Today's signing of a bilateral agreement to introduce US border control at Stockholm Arlanda was rubber stamped at the same time as an agreement with US Customs and Border Protection (CBP) on how the preclearance facility will be handled at the gateway.
“The US is Sweden’s most important trading partner after Britain," states Karl Wistrand, president and CEO of Swedavia. "It feels really good now that the agreement with CPB has been signed.
"As we await a decision from the Swedish parliament, we will continue our preparatory work so that a decision on a larger investment in US preclearance facilities can be taken immediately once the legal process is completed, which is expected in the summer of 2018."
In 2015, Stockholm Arlanda Airport was selected by US authorities as one of ten airports around the world with the possibility of establishing US border control on foreign soil prior to departure.

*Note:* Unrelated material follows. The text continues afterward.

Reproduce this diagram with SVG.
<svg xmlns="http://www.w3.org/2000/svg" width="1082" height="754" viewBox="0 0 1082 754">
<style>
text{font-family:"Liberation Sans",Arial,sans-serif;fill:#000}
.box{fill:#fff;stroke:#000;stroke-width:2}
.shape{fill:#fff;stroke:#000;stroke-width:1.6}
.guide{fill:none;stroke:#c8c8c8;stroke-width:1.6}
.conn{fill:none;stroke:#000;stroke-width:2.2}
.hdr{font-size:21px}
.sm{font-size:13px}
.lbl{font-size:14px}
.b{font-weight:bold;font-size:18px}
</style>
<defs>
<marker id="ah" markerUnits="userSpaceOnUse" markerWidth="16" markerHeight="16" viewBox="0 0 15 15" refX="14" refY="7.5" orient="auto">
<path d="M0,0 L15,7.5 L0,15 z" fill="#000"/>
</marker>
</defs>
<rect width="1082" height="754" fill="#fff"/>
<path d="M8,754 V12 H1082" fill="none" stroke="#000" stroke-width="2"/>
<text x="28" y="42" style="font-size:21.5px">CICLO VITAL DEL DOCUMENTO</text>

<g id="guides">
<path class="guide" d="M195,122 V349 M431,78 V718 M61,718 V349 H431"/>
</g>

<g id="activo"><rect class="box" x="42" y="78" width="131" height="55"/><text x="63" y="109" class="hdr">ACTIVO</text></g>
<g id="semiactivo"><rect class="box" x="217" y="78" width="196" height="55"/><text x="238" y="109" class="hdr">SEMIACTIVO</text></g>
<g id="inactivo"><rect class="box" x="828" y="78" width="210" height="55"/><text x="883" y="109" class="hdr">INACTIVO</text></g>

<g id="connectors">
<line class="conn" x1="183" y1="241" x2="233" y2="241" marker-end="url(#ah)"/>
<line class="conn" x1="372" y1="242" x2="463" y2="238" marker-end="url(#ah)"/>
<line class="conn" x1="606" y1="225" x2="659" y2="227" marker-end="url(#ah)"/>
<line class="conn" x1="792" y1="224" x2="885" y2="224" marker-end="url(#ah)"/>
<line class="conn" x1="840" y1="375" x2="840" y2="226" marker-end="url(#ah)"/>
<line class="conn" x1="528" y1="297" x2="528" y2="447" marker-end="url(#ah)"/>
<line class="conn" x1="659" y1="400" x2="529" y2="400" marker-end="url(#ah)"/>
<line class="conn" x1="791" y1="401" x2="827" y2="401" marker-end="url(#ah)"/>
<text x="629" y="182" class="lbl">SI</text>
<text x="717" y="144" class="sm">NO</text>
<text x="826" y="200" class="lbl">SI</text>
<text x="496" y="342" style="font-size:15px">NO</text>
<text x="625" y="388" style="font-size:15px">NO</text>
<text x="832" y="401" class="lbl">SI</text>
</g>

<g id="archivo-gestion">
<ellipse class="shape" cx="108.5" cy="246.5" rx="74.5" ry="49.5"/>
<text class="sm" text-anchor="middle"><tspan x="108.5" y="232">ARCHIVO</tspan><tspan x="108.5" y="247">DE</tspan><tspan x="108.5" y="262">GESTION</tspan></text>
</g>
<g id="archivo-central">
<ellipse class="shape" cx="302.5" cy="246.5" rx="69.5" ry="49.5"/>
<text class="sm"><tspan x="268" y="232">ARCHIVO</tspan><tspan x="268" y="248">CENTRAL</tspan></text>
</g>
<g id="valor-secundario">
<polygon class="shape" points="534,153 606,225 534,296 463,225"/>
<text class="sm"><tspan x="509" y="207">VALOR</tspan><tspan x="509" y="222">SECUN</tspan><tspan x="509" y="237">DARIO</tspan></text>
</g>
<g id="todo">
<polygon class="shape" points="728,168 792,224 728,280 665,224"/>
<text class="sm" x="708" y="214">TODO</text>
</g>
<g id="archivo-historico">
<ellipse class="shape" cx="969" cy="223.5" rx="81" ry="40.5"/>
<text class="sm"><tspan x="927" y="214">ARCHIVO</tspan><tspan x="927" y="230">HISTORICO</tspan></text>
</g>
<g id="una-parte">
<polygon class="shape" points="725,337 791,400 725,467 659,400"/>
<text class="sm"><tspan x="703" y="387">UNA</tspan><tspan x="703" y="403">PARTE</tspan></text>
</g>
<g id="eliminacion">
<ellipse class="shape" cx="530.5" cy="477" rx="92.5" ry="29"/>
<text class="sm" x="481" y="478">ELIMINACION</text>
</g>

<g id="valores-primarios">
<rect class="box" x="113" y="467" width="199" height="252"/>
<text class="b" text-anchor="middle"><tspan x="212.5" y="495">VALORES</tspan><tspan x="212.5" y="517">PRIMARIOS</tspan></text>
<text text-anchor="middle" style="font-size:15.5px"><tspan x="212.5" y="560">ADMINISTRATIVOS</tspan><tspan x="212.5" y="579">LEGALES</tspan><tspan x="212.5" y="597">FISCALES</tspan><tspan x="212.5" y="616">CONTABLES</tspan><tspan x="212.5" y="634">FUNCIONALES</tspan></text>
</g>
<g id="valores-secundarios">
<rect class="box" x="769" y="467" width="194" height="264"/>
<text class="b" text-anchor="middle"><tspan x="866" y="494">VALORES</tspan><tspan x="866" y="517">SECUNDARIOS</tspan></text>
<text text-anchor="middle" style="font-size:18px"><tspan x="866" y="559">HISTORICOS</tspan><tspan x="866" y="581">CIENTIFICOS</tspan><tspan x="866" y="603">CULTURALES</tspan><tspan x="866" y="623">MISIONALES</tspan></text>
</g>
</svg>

As a result of today’s agreements, a preclearance facility can be built as soon as the lega process is completed to modify US preclearance to comply with Swedish laws.
Swedavia will now proceed to the next preparatory phase of completing the project design and preparing a public tender for the coming facility.

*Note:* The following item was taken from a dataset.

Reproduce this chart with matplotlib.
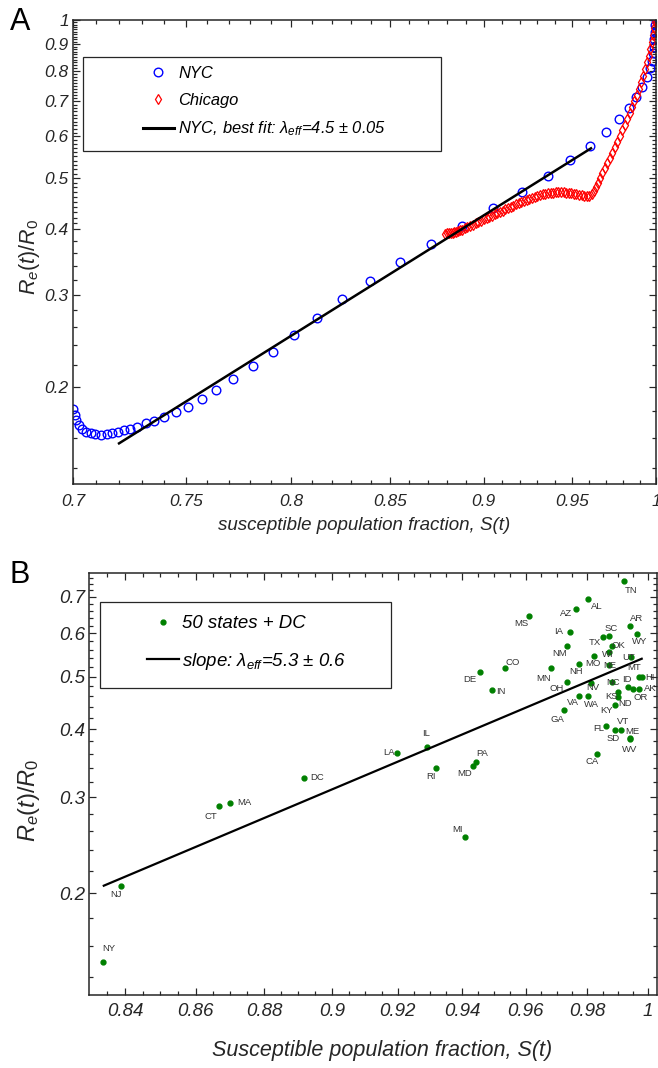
import numpy as np
import matplotlib
matplotlib.use("Agg")
import matplotlib.pyplot as plt
from matplotlib.lines import Line2D
from matplotlib.patches import Rectangle
from matplotlib.ticker import NullFormatter

plt.rcParams["font.family"] = ["Liberation Sans", "DejaVu Sans"]
plt.rcParams["mathtext.fontset"] = "custom"
plt.rcParams["mathtext.rm"] = "Liberation Sans"
plt.rcParams["mathtext.it"] = "Liberation Sans:italic"
plt.rcParams["mathtext.bf"] = "Liberation Sans:bold"

# ---------------- panel A data ----------------
nyc_s = [0.7000, 0.7007, 0.7014, 0.7025, 0.7040, 0.7056, 0.7076, 0.7097, 0.7123, 0.7148,
         0.7170, 0.7195, 0.7224, 0.7250, 0.7279, 0.7318, 0.7356, 0.7402, 0.7455, 0.7508,
         0.7573, 0.7642, 0.7722, 0.7814, 0.7909, 0.8013, 0.8127, 0.8254, 0.8395, 0.8551,
         0.8714, 0.8881, 0.9049, 0.9211, 0.9359, 0.9490, 0.9603, 0.9697, 0.9774, 0.9835,
         0.9880, 0.9916, 0.9944, 0.9962, 0.9975, 0.9983, 0.9988, 0.9990, 0.9993, 0.9995,
         0.9998]
nyc_r = [0.1816, 0.1768, 0.1730, 0.1693, 0.1663, 0.1644, 0.1632, 0.1625, 0.1622, 0.1625,
         0.1632, 0.1640, 0.1654, 0.1663, 0.1680, 0.1705, 0.1725, 0.1753, 0.1789, 0.1834,
         0.1895, 0.1971, 0.2068, 0.2195, 0.2334, 0.2508, 0.2710, 0.2938, 0.3183, 0.3455,
         0.3744, 0.4057, 0.4384, 0.4703, 0.5053, 0.5404, 0.5763, 0.6110, 0.6468, 0.6808,
         0.7144, 0.7465, 0.7800, 0.8090, 0.8350, 0.8640, 0.8890, 0.9190, 0.9500, 0.9780,
         1.0000]

chi_s = [0.8790, 0.8800, 0.8810, 0.8820, 0.8830, 0.8840, 0.8850, 0.8860, 0.8870, 0.8880,
         0.8895, 0.8910, 0.8925, 0.8940, 0.8955, 0.8970, 0.8985, 0.9000, 0.9015, 0.9030,
         0.9045, 0.9060, 0.9075, 0.9090, 0.9105, 0.9120, 0.9135, 0.9150, 0.9165, 0.9180,
         0.9195, 0.9210, 0.9225, 0.9240, 0.9255, 0.9270, 0.9285, 0.9300, 0.9315, 0.9330,
         0.9345, 0.9360, 0.9375, 0.9390, 0.9405, 0.9420, 0.9435, 0.9450, 0.9465, 0.9480,
         0.9495, 0.9510, 0.9525, 0.9540, 0.9555, 0.9570, 0.9585, 0.9600, 0.9615, 0.9628,
         0.9640, 0.9652, 0.9664, 0.9676, 0.9690, 0.9705, 0.9720, 0.9735, 0.9750, 0.9765,
         0.9780, 0.9795, 0.9810, 0.9825, 0.9840, 0.9855, 0.9869, 0.9883, 0.9897, 0.9910,
         0.9923, 0.9935, 0.9946, 0.9956, 0.9966, 0.9975, 0.9983, 0.9990, 0.9996, 1.0000]
chi_r = [0.3920, 0.3921, 0.3924, 0.3929, 0.3936, 0.3945, 0.3955, 0.3966, 0.3978, 0.3990,
         0.4012, 0.4034, 0.4056, 0.4078, 0.4101, 0.4124, 0.4147, 0.4170, 0.4193, 0.4216,
         0.4240, 0.4264, 0.4288, 0.4312, 0.4336, 0.4360, 0.4384, 0.4408, 0.4432, 0.4456,
         0.4480, 0.4505, 0.4528, 0.4550, 0.4571, 0.4591, 0.4610, 0.4627, 0.4643, 0.4657,
         0.4669, 0.4679, 0.4687, 0.4693, 0.4697, 0.4699, 0.4699, 0.4697, 0.4693, 0.4688,
         0.4682, 0.4670, 0.4660, 0.4649, 0.4638, 0.4629, 0.4623, 0.4626, 0.4660, 0.4720,
         0.4800, 0.4900, 0.5000, 0.5110, 0.5220, 0.5330, 0.5450, 0.5580, 0.5720, 0.5860,
         0.6010, 0.6160, 0.6320, 0.6480, 0.6650, 0.6830, 0.7010, 0.7200, 0.7400, 0.7610,
         0.7830, 0.8060, 0.8300, 0.8550, 0.8810, 0.9080, 0.9360, 0.9650, 0.9900, 1.0000]

fit_a_s = [0.720, 0.961]
fit_a_r = [0.1562, 0.5696]

# ---------------- panel B data ----------------
states = ["TN", "AL", "AZ", "MS", "IA", "TX", "SC", "AR", "WY", "NM",
          "OK", "WI", "MO", "UT", "NH", "NE", "MN", "CO", "DE", "MT",
          "HI", "OH", "NV", "NC", "ID", "AK", "OR", "IN", "KS", "ND",
          "VA", "WA", "KY", "GA", "FL", "SD", "VT", "ME", "WV", "CA",
          "PA", "MD", "IL", "LA", "RI", "DC", "MA", "CT", "MI", "NJ", "NY"]
state_s = [0.9921, 0.9803, 0.9762, 0.9612, 0.9743, 0.9852, 0.9872, 0.9941, 0.9962, 0.9732,
           0.9881, 0.9872, 0.9821, 0.9942, 0.9772, 0.9872, 0.9683, 0.9533, 0.9454, 0.9971,
           0.9980, 0.9732, 0.9813, 0.9882, 0.9932, 0.9971, 0.9951, 0.9494, 0.9901, 0.9901,
           0.9772, 0.9802, 0.9892, 0.9723, 0.9861, 0.9892, 0.9911, 0.9941, 0.9941, 0.9831,
           0.9443, 0.9434, 0.9289, 0.9198, 0.9319, 0.8918, 0.8699, 0.8668, 0.9407, 0.8390, 0.8339]
state_r = [0.748, 0.693, 0.6645, 0.6467, 0.6037, 0.591, 0.5927, 0.6184, 0.5985, 0.5697,
           0.5697, 0.554, 0.546, 0.5437, 0.5265, 0.5258, 0.5183, 0.5183, 0.5096, 0.4983,
           0.4983, 0.4892, 0.4858, 0.4892, 0.4777, 0.4749, 0.4737, 0.4717, 0.4677, 0.459,
           0.4598, 0.4598, 0.4426, 0.4333, 0.4055, 0.3987, 0.3987, 0.385, 0.3832, 0.3606,
           0.3486, 0.3428, 0.3706, 0.3613, 0.339, 0.3254, 0.2924, 0.2891, 0.2533, 0.2063, 0.1494]

fit_b_s = [0.8341, 0.9979]
fit_b_r = [0.2063, 0.539]

# where each state label sits relative to its dot (pixels, up is positive)
label_offset = {
    "TN": (7, -9), "AL": (8, -7), "AZ": (-10, -4), "MS": (-8, -8), "IA": (-11, 0),
    "TX": (-8, -6), "SC": (2, 8), "AR": (6, 8), "WY": (3, -7), "NM": (-7, -8),
    "OK": (6, 0), "WI": (-2, -2), "MO": (-1, -8), "UT": (-2, -1), "NH": (-3, -7),
    "NE": (0, -1), "MN": (-8, -10), "CO": (8, 6), "DE": (-10, -7), "MT": (-5, 10),
    "HI": (8, 0), "OH": (-10, -7), "NV": (1, -4), "NC": (1, -1), "ID": (-1, 8),
    "AK": (11, 0), "OR": (7, -8), "IN": (9, -1), "KS": (-7, -4), "ND": (7, -7),
    "VA": (-6, -6), "WA": (3, -8), "KY": (-9, -5), "GA": (-6, -9), "FL": (-7, -2),
    "SD": (-2, -9), "VT": (2, 8), "ME": (2, 7), "WV": (-1, -10), "CA": (-5, -8),
    "PA": (6, 8), "MD": (-9, -8), "IL": (-1, 14), "LA": (-8, 1), "RI": (-5, -8),
    "DC": (13, 1), "MA": (15, 1), "CT": (-8, -11), "MI": (-7, 8), "NJ": (-5, -9),
    "NY": (6, 13),
}

TXT = "#262626"
W, H = 658, 1068


def fig_rect(x0, y0, x1, y1):
    # pixel box (top-left origin) -> figure fraction rect
    return [x0 / W, 1 - y1 / H, (x1 - x0) / W, (y1 - y0) / H]


def style_axes(ax, lw=1.1):
    for sp in ax.spines.values():
        sp.set_linewidth(lw)
        sp.set_color(TXT)
    ax.tick_params(which="both", direction="in", top=True, right=True, colors=TXT, width=lw * 0.8)
    ax.tick_params(which="major", length=5)
    ax.tick_params(which="minor", length=3)
    ax.xaxis.set_minor_formatter(NullFormatter())
    ax.yaxis.set_minor_formatter(NullFormatter())


fig = plt.figure(figsize=(W / 100, H / 100), dpi=100)

# ================= panel A =================
ax1 = fig.add_axes(fig_rect(73, 20, 656, 484))
ax1.set_xscale("log")
ax1.set_yscale("log")
ax1.plot(nyc_s, nyc_r, ls="none", marker="o", ms=6.2, mfc="none", mec="blue", mew=1.0)
ax1.plot(chi_s, chi_r, ls="none", marker="d", ms=5.5, mfc="none", mec="red", mew=0.9)
ax1.plot(fit_a_s, fit_a_r, color="black", lw=1.8)
ax1.set_xlim(0.7, 1.0)
ax1.set_ylim(0.1307, 1.0)
style_axes(ax1)
ax1.set_xticks([0.7, 0.75, 0.8, 0.85, 0.9, 0.95, 1.0],
               ["0.7", "0.75", "0.8", "0.85", "0.9", "0.95", "1"],
               fontstyle="italic", fontsize=12.5, color=TXT)
ax1.set_yticks([0.2, 0.3, 0.4, 0.5, 0.6, 0.7, 0.8, 0.9, 1.0],
               ["0.2", "0.3", "0.4", "0.5", "0.6", "0.7", "0.8", "0.9", "1"],
               fontstyle="italic", fontsize=12.5, color=TXT)
ax1.set_xticks([v / 100 for v in range(71, 100) if v % 5], minor=True)
ax1.set_yticks([0.14, 0.16, 0.18, 0.22, 0.24, 0.26, 0.28, 0.32, 0.34, 0.36, 0.38]
               + [v / 100 for v in range(41, 100) if v % 10], minor=True)
ax1.tick_params(axis="x", which="major", pad=7)
ax1.tick_params(axis="y", which="major", pad=3)
ax1.set_xlabel("susceptible population fraction, S(t)", fontstyle="italic", fontsize=13.5, color=TXT)
ax1.xaxis.set_label_coords(0.5, -0.071)
ax1.set_ylabel("$R_e(t)/R_0$", fontsize=15.5, color=TXT)
ax1.yaxis.set_label_coords(-0.053, 0.49)

fig.add_artist(Rectangle((83 / W, 1 - 151 / H), (441 - 83) / W, (151 - 57) / H,
                         transform=fig.transFigure, fill=False, ec=TXT, lw=0.9))
h_a = [Line2D([], [], ls="none", marker="o", ms=6.2, mfc="none", mec="blue", mew=1.0),
       Line2D([], [], ls="none", marker="d", ms=5.5, mfc="none", mec="red", mew=0.9),
       Line2D([], [], color="black", lw=2.2)]
ax1.legend(h_a, ["NYC", "Chicago", r"NYC, best fit: $\lambda_{eff}$=4.5 $\pm$ 0.05"],
           loc="upper left", bbox_to_anchor=(143 / W, 1 - 66 / H), bbox_transform=fig.transFigure,
           frameon=False, prop={"style": "italic", "size": 11.9}, handlelength=1.85,
           handletextpad=0.28, labelspacing=0.72, borderpad=0, borderaxespad=0)
fig.text(20 / W, 1 - 22 / H, "A", fontsize=22, ha="center", va="center", color="black")

# ================= panel B =================
ax2 = fig.add_axes(fig_rect(89, 573, 657, 995))
ax2.set_xscale("log")
ax2.set_yscale("log")
ax2.plot(state_s, state_r, ls="none", marker="o", ms=3.5, color="green")
ax2.plot(fit_b_s, fit_b_r, color="black", lw=1.6)
for name, s, r in zip(states, state_s, state_r):
    ax2.annotate(name, (s, r), xytext=label_offset[name], textcoords="offset pixels",
                 ha="center", va="center", fontsize=6.8, color="#333333")
ax2.set_xlim(0.830, 1.003)
ax2.set_ylim(0.1299, 0.7748)
style_axes(ax2)
ax2.set_xticks([0.84, 0.86, 0.88, 0.9, 0.92, 0.94, 0.96, 0.98, 1.0],
               ["0.84", "0.86", "0.88", "0.9", "0.92", "0.94", "0.96", "0.98", "1"],
               fontstyle="italic", fontsize=13.5, color=TXT)
ax2.set_yticks([0.2, 0.3, 0.4, 0.5, 0.6, 0.7],
               ["0.2", "0.3", "0.4", "0.5", "0.6", "0.7"],
               fontstyle="italic", fontsize=13.5, color=TXT)
ax2.set_xticks([v / 1000 for v in range(835, 1001, 5) if v % 20], minor=True)
ax2.set_yticks([v / 100 for v in range(14, 78, 2) if v % 10], minor=True)
ax2.tick_params(axis="x", which="major", pad=6)
ax2.tick_params(axis="y", which="major", pad=3)
ax2.set_xlabel("Susceptible population fraction, S(t)", fontstyle="italic", fontsize=15.5, color=TXT)
ax2.xaxis.set_label_coords(0.516, -0.107)
ax2.set_ylabel("$R_e(t)/R_0$", fontsize=17, color=TXT)
ax2.yaxis.set_label_coords(-0.083, 0.462)

fig.add_artist(Rectangle((100 / W, 1 - 688 / H), (391 - 100) / W, (688 - 602) / H,
                         transform=fig.transFigure, fill=False, ec=TXT, lw=0.9))
h_b = [Line2D([], [], ls="none", marker="o", ms=3.5, color="green"),
       Line2D([], [], color="black", lw=1.6)]
ax2.legend(h_b, ["50 states + DC", r"slope: $\lambda_{eff}$=5.3 $\pm$ 0.6"],
           loc="upper left", bbox_to_anchor=(147 / W, 1 - 615 / H), bbox_transform=fig.transFigure,
           frameon=False, prop={"style": "italic", "size": 13.4}, handlelength=1.7,
           handletextpad=0.18, labelspacing=1.0, borderpad=0, borderaxespad=0)
fig.text(20 / W, 1 - 575 / H, "B", fontsize=22, ha="center", va="center", color="black")

fig.savefig("out.png", dpi=100)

“The agreement between Sweden and the US will benefit Swedish access," adds Wistrand.
"Travel between the two countries has increased sharply in recent years, to more than 600,000 passengers, and introduction of US preclearance will have a strong positive effect on both foreign investment and Swedish tourism."
In 2015, about 1.1 million passengers flew between Sweden and the US, with 60% of them choosing direct flights.
Over the past few years, the trend in air travel has been dominated by increased leisure travel in both directions.
The anticipated upturn in passenger after introduction of US preclearance is expected to create 280 new jobs in the Swedish economy.
Implementation of US preclearance ultimately requires the approval of the Swedish parliament and further capital spending to complete the facility.